• [GIVEN RECORDS]:

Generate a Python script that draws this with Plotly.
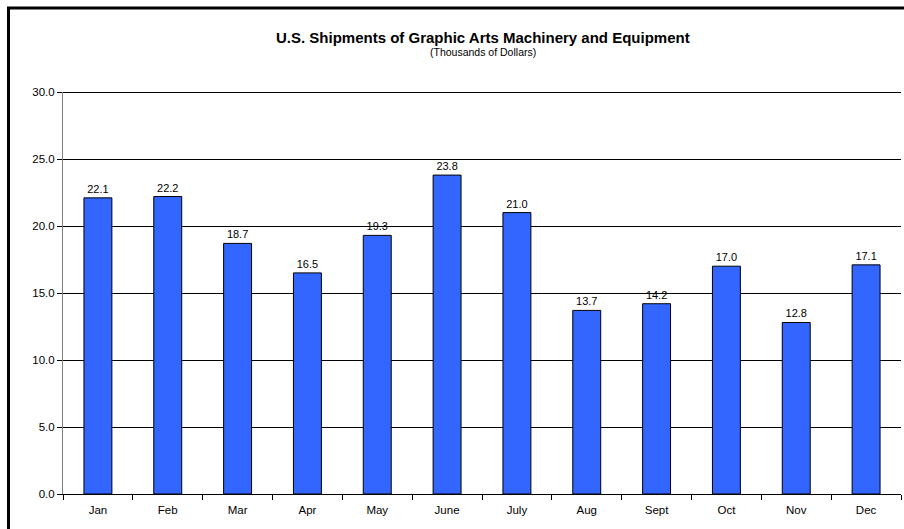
import plotly.graph_objects as go

months = ["Jan", "Feb", "Mar", "Apr", "May", "June", "July", "Aug", "Sept", "Oct", "Nov", "Dec"]
shipments = [22.1, 22.2, 18.7, 16.5, 19.3, 23.8, 21.0, 13.7, 14.2, 17.0, 12.8, 17.1]
y_ticks = [0, 5, 10, 15, 20, 25, 30]

FONT = "Liberation Sans, Arial, sans-serif"

fig = go.Figure()
fig.add_trace(go.Bar(
    x=months, y=shipments,
    marker=dict(color="#3366FF", line=dict(color="#000000", width=1)),
    text=[f"{v:.1f}" for v in shipments],
    textposition="outside",
    textfont=dict(family=FONT, size=11, color="#000000"),
    cliponaxis=False,
))

W, H = 904, 529
ml, mr, mt, mb = 63, 3, 92, 35
pw, ph = W - ml - mr, H - mt - mb

def px(x):
    return (x - ml) / pw

def py(y):
    return (H - mb - y) / ph

fig.update_layout(
    width=W, height=H,
    margin=dict(l=ml, r=mr, t=mt, b=mb),
    paper_bgcolor="white", plot_bgcolor="white",
    bargap=0.6,
    showlegend=False,
    font=dict(family=FONT, size=11, color="#000000"),
    xaxis=dict(
        showgrid=False, showline=True, linecolor="#000000", linewidth=1,
        ticks="outside", tickson="boundaries", ticklen=5, tickcolor="#000000",
        tickfont=dict(size=11.5), ticklabelstandoff=5, fixedrange=True,
    ),
    yaxis=dict(
        range=[0, 30], tickvals=y_ticks, ticktext=[f"{v:.1f}" for v in y_ticks],
        showgrid=True, gridcolor="#000000", gridwidth=1,
        showline=True, linecolor="#808080", linewidth=1,
        ticks="outside", ticklen=5, tickcolor="#000000",
        tickfont=dict(size=11.5), zeroline=False, fixedrange=True,
    ),
    annotations=[
        dict(text="<b>U.S. Shipments of Graphic Arts Machinery and Equipment</b>",
             xref="paper", yref="paper", x=px(483), y=py(37), showarrow=False,
             font=dict(size=15, family=FONT), xanchor="center", yanchor="middle"),
        dict(text="(Thousands of Dollars)",
             xref="paper", yref="paper", x=px(483), y=py(52), showarrow=False,
             font=dict(size=10.5, family=FONT), xanchor="center", yanchor="middle"),
    ],
    shapes=[
        # top gridline (Plotly skips the grid line at the range end); half-pixel offset keeps it crisp
        dict(type="line", xref="paper", yref="paper", x0=0, x1=1, y0=py(92.5), y1=py(92.5),
             line=dict(color="#000000", width=1), layer="below"),
        dict(type="rect", xref="paper", yref="paper",
             x0=px(8.5), x1=px(1100), y0=py(8), y1=py(700),
             line=dict(color="#000000", width=3), fillcolor="rgba(0,0,0,0)", layer="above"),
    ],
)

fig.write_html("out.html", config={"displayModeBar": False},
               post_script="document.body.style.margin='0';")
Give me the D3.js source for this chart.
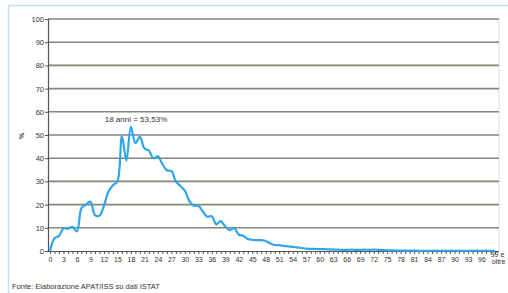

• [CHALLENGE]: Locate each line containing the string "this" and show it.

• [FULL ANSWER]:
Generate a Python script that draws this with Plotly.
Give me the D3.js source for this chart.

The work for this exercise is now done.